Abstract:
Through quilt texts, women expanded their domestic rhetoric into a public realm. The quilting tradition suggests a method for creating a collaborative and polyvocal technology. The Digital Story Quilt project adapts quilters' tactics, as defined by the author, to give voice to and provide a place for everyday stories and situated knowledge. Through the stories of Hurricane Katrina survivors, the author demonstrates the power of patchwork quilting to reach across geography and time to unite a community.
My husband's family is from New Orleans so we were literally thrown into the eye of the storm that was Hurricane Katrina in August 2005. Four generations of his family lived in the city and its surroundings for well over 70 years. And the destruction of the hurricane cast them from their homes -- just in time for some to avoid the devastating breech of the levies and the floods that left their homes uninhabitable.

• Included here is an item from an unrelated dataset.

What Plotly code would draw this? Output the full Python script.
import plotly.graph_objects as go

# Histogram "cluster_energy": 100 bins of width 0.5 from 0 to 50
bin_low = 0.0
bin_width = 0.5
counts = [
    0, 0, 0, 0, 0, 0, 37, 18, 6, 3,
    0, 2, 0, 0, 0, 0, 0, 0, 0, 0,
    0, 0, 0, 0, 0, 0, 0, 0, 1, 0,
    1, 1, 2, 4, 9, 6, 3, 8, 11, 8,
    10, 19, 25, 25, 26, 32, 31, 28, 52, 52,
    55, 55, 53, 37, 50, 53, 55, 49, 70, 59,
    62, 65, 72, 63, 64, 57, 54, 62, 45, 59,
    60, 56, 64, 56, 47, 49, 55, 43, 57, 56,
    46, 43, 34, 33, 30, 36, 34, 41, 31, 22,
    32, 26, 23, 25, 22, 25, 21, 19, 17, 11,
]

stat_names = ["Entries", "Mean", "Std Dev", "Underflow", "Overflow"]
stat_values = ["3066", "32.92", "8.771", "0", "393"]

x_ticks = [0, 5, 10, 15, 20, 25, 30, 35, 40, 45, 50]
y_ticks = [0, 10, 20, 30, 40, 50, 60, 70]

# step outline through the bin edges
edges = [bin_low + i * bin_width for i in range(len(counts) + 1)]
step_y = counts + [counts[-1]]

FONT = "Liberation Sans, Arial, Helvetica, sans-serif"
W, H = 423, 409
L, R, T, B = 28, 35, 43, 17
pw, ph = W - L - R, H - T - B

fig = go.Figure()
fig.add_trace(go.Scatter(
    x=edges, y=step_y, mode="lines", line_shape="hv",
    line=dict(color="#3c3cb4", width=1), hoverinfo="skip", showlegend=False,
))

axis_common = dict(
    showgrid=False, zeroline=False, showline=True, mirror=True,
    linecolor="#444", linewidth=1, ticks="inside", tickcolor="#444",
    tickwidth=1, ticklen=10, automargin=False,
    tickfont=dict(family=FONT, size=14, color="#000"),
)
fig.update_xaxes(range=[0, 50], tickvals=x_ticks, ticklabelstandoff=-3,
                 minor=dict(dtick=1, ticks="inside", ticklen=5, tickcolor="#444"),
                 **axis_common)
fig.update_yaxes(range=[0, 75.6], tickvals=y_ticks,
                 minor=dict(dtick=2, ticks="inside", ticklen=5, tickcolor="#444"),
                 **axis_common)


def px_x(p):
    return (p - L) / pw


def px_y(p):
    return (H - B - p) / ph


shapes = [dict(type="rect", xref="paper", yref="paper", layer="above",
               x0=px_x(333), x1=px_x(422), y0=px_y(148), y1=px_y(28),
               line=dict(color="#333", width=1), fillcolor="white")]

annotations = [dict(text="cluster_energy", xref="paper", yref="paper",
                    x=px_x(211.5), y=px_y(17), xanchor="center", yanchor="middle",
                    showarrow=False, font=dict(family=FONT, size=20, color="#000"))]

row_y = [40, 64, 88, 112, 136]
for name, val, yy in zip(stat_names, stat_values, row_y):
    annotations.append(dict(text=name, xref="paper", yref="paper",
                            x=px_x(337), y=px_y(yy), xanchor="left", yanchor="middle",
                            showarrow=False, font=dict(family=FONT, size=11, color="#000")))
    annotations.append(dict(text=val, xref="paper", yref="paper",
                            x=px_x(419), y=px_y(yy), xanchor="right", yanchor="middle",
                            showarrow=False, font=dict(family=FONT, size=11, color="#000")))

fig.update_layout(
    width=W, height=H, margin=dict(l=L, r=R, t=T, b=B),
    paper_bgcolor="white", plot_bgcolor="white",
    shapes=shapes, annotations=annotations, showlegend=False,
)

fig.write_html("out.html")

In the days following the hurricane, I tried to keep in touch with relatives scattered all over the United States -- from Houston to Washington, D.C. to Nashville. I tried to find housing for displaced family and find relatives still unaccounted for who had stayed behind. I became frustrated at the technologies on the web for finding missing people. The technologies required too much personal information and didn't allow families to post pictures of missing relatives.

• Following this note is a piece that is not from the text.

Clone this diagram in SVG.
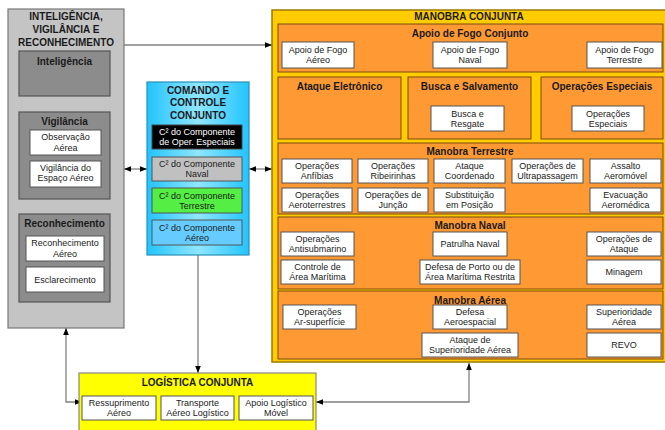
<svg xmlns="http://www.w3.org/2000/svg" width="665" height="430" viewBox="0 0 665 430">
<style>
text{font-family:"Liberation Sans",Arial,sans-serif;text-anchor:middle;fill:#1a1a1a}
.t{font-size:10px;font-weight:bold}
.b{font-size:9px}
.w{fill:#fff;stroke:#555;stroke-width:1}
.or{fill:#FF9933;stroke:#7a4a10;stroke-width:1}
.gi{fill:#8c8c8c;stroke:#555;stroke-width:1.2}
.c{fill:none;stroke:#808080;stroke-width:1.3}
</style>
<defs>
<marker id="ah" viewBox="0 0 10 10" refX="10" refY="5" markerWidth="7" markerHeight="7" orient="auto-start-reverse" markerUnits="userSpaceOnUse">
<path d="M0,1 L10,5 L0,9 Z" fill="#000"/>
</marker>
<linearGradient id="cg" x1="0" y1="0" x2="1" y2="0">
<stop offset="0" stop-color="#22C4FF"/><stop offset="0.5" stop-color="#8FE6FF"/><stop offset="1" stop-color="#22C4FF"/>
</linearGradient>
</defs>

<g id="connectors">
<line class="c" x1="124" y1="45" x2="272" y2="45" marker-end="url(#ah)"/>
<line class="c" x1="124" y1="169" x2="147" y2="169" marker-start="url(#ah)" marker-end="url(#ah)"/>
<line class="c" x1="249" y1="169" x2="272" y2="169" marker-start="url(#ah)" marker-end="url(#ah)"/>
<line class="c" x1="198" y1="255" x2="198" y2="373" marker-end="url(#ah)"/>
<polyline class="c" points="66,328 66,402 82,402" marker-start="url(#ah)" marker-end="url(#ah)"/>
<polyline class="c" points="316,402 469,402 469,363" marker-start="url(#ah)" marker-end="url(#ah)"/>
</g>

<g id="isr">
<rect x="8" y="9" width="116" height="319" fill="#C4C4C4" stroke="#777" stroke-width="1.2"/>
<text class="t" x="66" y="20">INTELIGÊNCIA,</text>
<text class="t" x="66" y="33">VIGILÂNCIA E</text>
<text class="t" x="66" y="46">RECONHECIMENTO</text>
<g id="inteligencia">
<rect class="gi" x="19" y="51" width="91" height="45" fill="#808080"/>
<text class="t" x="64.5" y="64.5">Inteligência</text>
</g>
<g id="vigilancia">
<rect class="gi" x="19" y="112" width="91" height="87"/>
<text class="t" x="64.5" y="124.5">Vigilância</text>
<rect class="w" x="30" y="130" width="71" height="25"/>
<text class="b" x="65.5" y="140">Observação</text>
<text class="b" x="65.5" y="150.5">Aérea</text>
<rect class="w" x="30" y="161" width="71" height="26"/>
<text class="b" x="65.5" y="170.5">Vigilância do</text>
<text class="b" x="65.5" y="181">Espaço Aéreo</text>
</g>
<g id="reconhecimento">
<rect class="gi" x="19" y="214" width="91" height="88"/>
<text class="t" x="64.5" y="227">Reconhecimento</text>
<rect class="w" x="26" y="236" width="78" height="25"/>
<text class="b" x="65" y="246">Reconhecimento</text>
<text class="b" x="65" y="256.5">Aéreo</text>
<rect class="w" x="26" y="267" width="78" height="25"/>
<text class="b" x="65" y="282.5">Esclarecimento</text>
</g>
</g>

<g id="c2">
<rect x="147" y="82" width="102" height="173" fill="url(#cg)" stroke="#2a8fb8" stroke-width="1.2"/>
<text class="t" x="198" y="93.5">COMANDO E</text>
<text class="t" x="198" y="106">CONTROLE</text>
<text class="t" x="198" y="118.5">CONJUNTO</text>
<rect x="152" y="125" width="90" height="24" fill="#000" stroke="#444"/>
<text class="b" x="197" y="134.5" style="fill:#fff">C² do Componente</text>
<text class="b" x="197" y="144.5" style="fill:#fff">de Oper. Especiais</text>
<rect x="152" y="157" width="90" height="24" fill="#C0C0C0" stroke="#555"/>
<text class="b" x="197" y="166.5">C² do Componente</text>
<text class="b" x="197" y="176.5">Naval</text>
<rect x="152" y="188" width="90" height="25" fill="#55EE44" stroke="#555"/>
<text class="b" x="197" y="198.5">C² do Componente</text>
<text class="b" x="197" y="208.5">Terrestre</text>
<rect x="152" y="220" width="90" height="25" fill="#66CCFF" stroke="#555"/>
<text class="b" x="197" y="230.5">C² do Componente</text>
<text class="b" x="197" y="240.5">Aéreo</text>
</g>

<g id="manobra">
<rect x="272" y="10" width="400" height="352" fill="#FFCC00" stroke="#A07800" stroke-width="1.5"/>
<text class="t" x="469" y="20">MANOBRA CONJUNTA</text>

<g id="apoio-fogo">
<rect class="or" x="278" y="24" width="385" height="48"/>
<text class="t" x="470" y="37">Apoio de Fogo Conjunto</text>
<rect class="w" x="282" y="42" width="72" height="26"/>
<text class="b" x="318" y="52.5">Apoio de Fogo</text>
<text class="b" x="318" y="62.5">Aéreo</text>
<rect class="w" x="433" y="42" width="74" height="26"/>
<text class="b" x="470" y="52.5">Apoio de Fogo</text>
<text class="b" x="470" y="62.5">Naval</text>
<rect class="w" x="587" y="42" width="75" height="26"/>
<text class="b" x="624.5" y="52.5">Apoio de Fogo</text>
<text class="b" x="624.5" y="62.5">Terrestre</text>
</g>

<g id="ataque-eletronico">
<rect class="or" x="278" y="77" width="123" height="62"/>
<text class="t" x="339.5" y="89.5">Ataque Eletrônico</text>
</g>
<g id="busca-salvamento">
<rect class="or" x="408" y="77" width="123" height="62"/>
<text class="t" x="469.5" y="89.5">Busca e Salvamento</text>
<rect class="w" x="431" y="106" width="73" height="25"/>
<text class="b" x="467.5" y="116.5">Busca e</text>
<text class="b" x="467.5" y="126.5">Resgate</text>
</g>
<g id="operacoes-especiais">
<rect class="or" x="541" y="77" width="122" height="62"/>
<text class="t" x="602" y="89.5">Operações Especiais</text>
<rect class="w" x="572" y="106" width="72" height="25"/>
<text class="b" x="608" y="116.5">Operações</text>
<text class="b" x="608" y="126.5">Especiais</text>
</g>

<g id="manobra-terrestre">
<rect class="or" x="278" y="143" width="385" height="71"/>
<text class="t" x="470" y="154.5">Manobra Terrestre</text>
<rect class="w" x="282" y="159" width="70" height="24"/>
<text class="b" x="317" y="168.5">Operações</text>
<text class="b" x="317" y="178.5">Anfíbias</text>
<rect class="w" x="358" y="159" width="70" height="24"/>
<text class="b" x="393" y="168.5">Operações</text>
<text class="b" x="393" y="178.5">Ribeirinhas</text>
<rect class="w" x="434" y="159" width="71" height="24"/>
<text class="b" x="469.5" y="168.5">Ataque</text>
<text class="b" x="469.5" y="178.5">Coordenado</text>
<rect class="w" x="512" y="159" width="71" height="24"/>
<text class="b" x="547.5" y="168.5">Operações de</text>
<text class="b" x="547.5" y="178.5">Ultrapassagem</text>
<rect class="w" x="590" y="159" width="71" height="24"/>
<text class="b" x="625.5" y="168.5">Assalto</text>
<text class="b" x="625.5" y="178.5">Aeromóvel</text>
<rect class="w" x="282" y="188" width="70" height="24"/>
<text class="b" x="317" y="197.5">Operações</text>
<text class="b" x="317" y="207.5">Aeroterrestres</text>
<rect class="w" x="358" y="188" width="70" height="24"/>
<text class="b" x="393" y="197.5">Operações de</text>
<text class="b" x="393" y="207.5">Junção</text>
<rect class="w" x="434" y="188" width="71" height="24"/>
<text class="b" x="469.5" y="197.5">Substituição</text>
<text class="b" x="469.5" y="207.5">em Posição</text>
<rect class="w" x="590" y="188" width="71" height="24"/>
<text class="b" x="625.5" y="197.5">Evacuação</text>
<text class="b" x="625.5" y="207.5">Aeromédica</text>
</g>

<g id="manobra-naval">
<rect class="or" x="278" y="217" width="385" height="72"/>
<text class="t" x="470" y="228.5">Manobra Naval</text>
<rect class="w" x="281" y="232" width="73" height="24"/>
<text class="b" x="317.5" y="241.5">Operações</text>
<text class="b" x="317.5" y="251.5">Antisubmarino</text>
<rect class="w" x="433" y="232" width="74" height="24"/>
<text class="b" x="470" y="247">Patrulha Naval</text>
<rect class="w" x="587" y="232" width="74" height="24"/>
<text class="b" x="624" y="241.5">Operações de</text>
<text class="b" x="624" y="251.5">Ataque</text>
<rect class="w" x="281" y="260" width="73" height="24"/>
<text class="b" x="317.5" y="269.5">Controle de</text>
<text class="b" x="317.5" y="279.5">Área Marítima</text>
<rect class="w" x="420" y="260" width="100" height="24"/>
<text class="b" x="470" y="269.5">Defesa de Porto ou de</text>
<text class="b" x="470" y="279.5">Área Marítima Restrita</text>
<rect class="w" x="587" y="260" width="74" height="24"/>
<text class="b" x="624" y="275">Minagem</text>
</g>

<g id="manobra-aerea">
<rect class="or" x="278" y="291" width="385" height="68"/>
<text class="t" x="470" y="303.5">Manobra Aérea</text>
<rect class="w" x="283" y="305" width="73" height="24"/>
<text class="b" x="319.5" y="314.5">Operações</text>
<text class="b" x="319.5" y="324.5">Ar-superfície</text>
<rect class="w" x="433" y="305" width="74" height="24"/>
<text class="b" x="470" y="314.5">Defesa</text>
<text class="b" x="470" y="324.5">Aeroespacial</text>
<rect class="w" x="587" y="305" width="74" height="24"/>
<text class="b" x="624" y="314.5">Superioridade</text>
<text class="b" x="624" y="324.5">Aérea</text>
<rect class="w" x="422" y="333" width="96" height="24"/>
<text class="b" x="470" y="342.5">Ataque de</text>
<text class="b" x="470" y="352.5">Superioridade Aérea</text>
<rect class="w" x="587" y="333" width="74" height="24"/>
<text class="b" x="624" y="348">REVO</text>
</g>
</g>

<g id="logistica">
<rect x="79" y="373" width="237" height="60" fill="#FFFF00" stroke="#888" stroke-width="1.2"/>
<text class="t" x="197.5" y="385.5">LOGÍSTICA CONJUNTA</text>
<rect class="w" x="82" y="396" width="74" height="24"/>
<text class="b" x="119" y="405.5">Ressuprimento</text>
<text class="b" x="119" y="415.5">Aéreo</text>
<rect class="w" x="161" y="396" width="73" height="24"/>
<text class="b" x="197.5" y="405.5">Transporte</text>
<text class="b" x="197.5" y="415.5">Aéreo Logístico</text>
<rect class="w" x="239" y="396" width="74" height="24"/>
<text class="b" x="276" y="405.5">Apoio Logístico</text>
<text class="b" x="276" y="415.5">Móvel</text>
</g>
</svg>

Instead of becoming paralyzed in this emotional aftermath, I went into action.
I had been awarded a grant to develop kiosk software for an interactive, digital installation based on my dissertation research at the Orange County Regional History Center in downtown Orlando in December 2005. But as the aftermath of Hurricane Katrina began to unfold, a more urgent mission called me to adapt the kiosk software to capture the stories of hurricane survivors.The Digital Story Quilt for Hurricane Katrina Survivors and Family was born out of these horrendous events on the Gulf Coast and in New Orleans and out of the grief, experiences, and courage of the storm's survivors.
Author Biography:
Michelle Barrett Ferrier, Ph.D. is associate dean for innovation at the Scripps College of Communication, Ohio University. Michelle's research interests include digital communities, online journalism, online education and digital ethnography. Her dissertation research, centered around the Digital Story Quilt project, examines the role of digital technologies in creating and sustaining digital identity and social networks.